> _DIRECTIONS_:
Quote every line of the data below as it stands, omitting pictures.

> _GIVEN MATERIAL_:
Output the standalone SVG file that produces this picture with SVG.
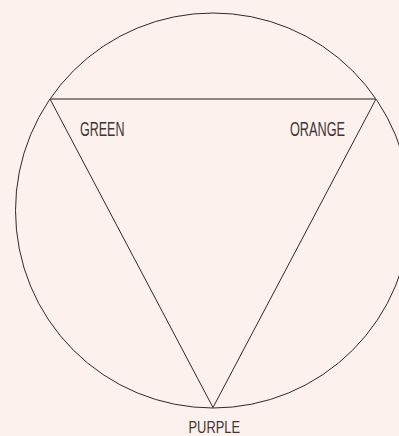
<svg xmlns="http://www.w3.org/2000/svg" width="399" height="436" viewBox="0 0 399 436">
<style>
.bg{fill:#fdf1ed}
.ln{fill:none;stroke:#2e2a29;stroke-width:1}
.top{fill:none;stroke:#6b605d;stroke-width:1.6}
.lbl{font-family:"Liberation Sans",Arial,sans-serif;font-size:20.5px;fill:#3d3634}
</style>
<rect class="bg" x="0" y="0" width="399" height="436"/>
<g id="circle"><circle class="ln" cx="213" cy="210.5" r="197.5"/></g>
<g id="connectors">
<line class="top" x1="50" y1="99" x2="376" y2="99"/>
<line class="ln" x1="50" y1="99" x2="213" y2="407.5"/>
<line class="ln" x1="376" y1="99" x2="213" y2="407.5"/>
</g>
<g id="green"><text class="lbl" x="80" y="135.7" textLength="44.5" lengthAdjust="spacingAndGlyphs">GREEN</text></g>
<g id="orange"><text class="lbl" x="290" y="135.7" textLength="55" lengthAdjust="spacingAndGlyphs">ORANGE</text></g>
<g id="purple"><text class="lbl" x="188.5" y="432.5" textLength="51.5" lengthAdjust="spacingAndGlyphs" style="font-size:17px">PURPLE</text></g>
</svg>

> _WRITTEN RESPONSE_:
Output the standalone SVG file that produces this picture with SVG.
<svg xmlns="http://www.w3.org/2000/svg" width="399" height="436" viewBox="0 0 399 436">
<style>
.bg{fill:#fdf1ed}
.ln{fill:none;stroke:#2e2a29;stroke-width:1}
.top{fill:none;stroke:#6b605d;stroke-width:1.6}
.lbl{font-family:"Liberation Sans",Arial,sans-serif;font-size:20.5px;fill:#3d3634}
</style>
<rect class="bg" x="0" y="0" width="399" height="436"/>
<g id="circle"><circle class="ln" cx="213" cy="210.5" r="197.5"/></g>
<g id="connectors">
<line class="top" x1="50" y1="99" x2="376" y2="99"/>
<line class="ln" x1="50" y1="99" x2="213" y2="407.5"/>
<line class="ln" x1="376" y1="99" x2="213" y2="407.5"/>
</g>
<g id="green"><text class="lbl" x="80" y="135.7" textLength="44.5" lengthAdjust="spacingAndGlyphs">GREEN</text></g>
<g id="orange"><text class="lbl" x="290" y="135.7" textLength="55" lengthAdjust="spacingAndGlyphs">ORANGE</text></g>
<g id="purple"><text class="lbl" x="188.5" y="432.5" textLength="51.5" lengthAdjust="spacingAndGlyphs" style="font-size:17px">PURPLE</text></g>
</svg>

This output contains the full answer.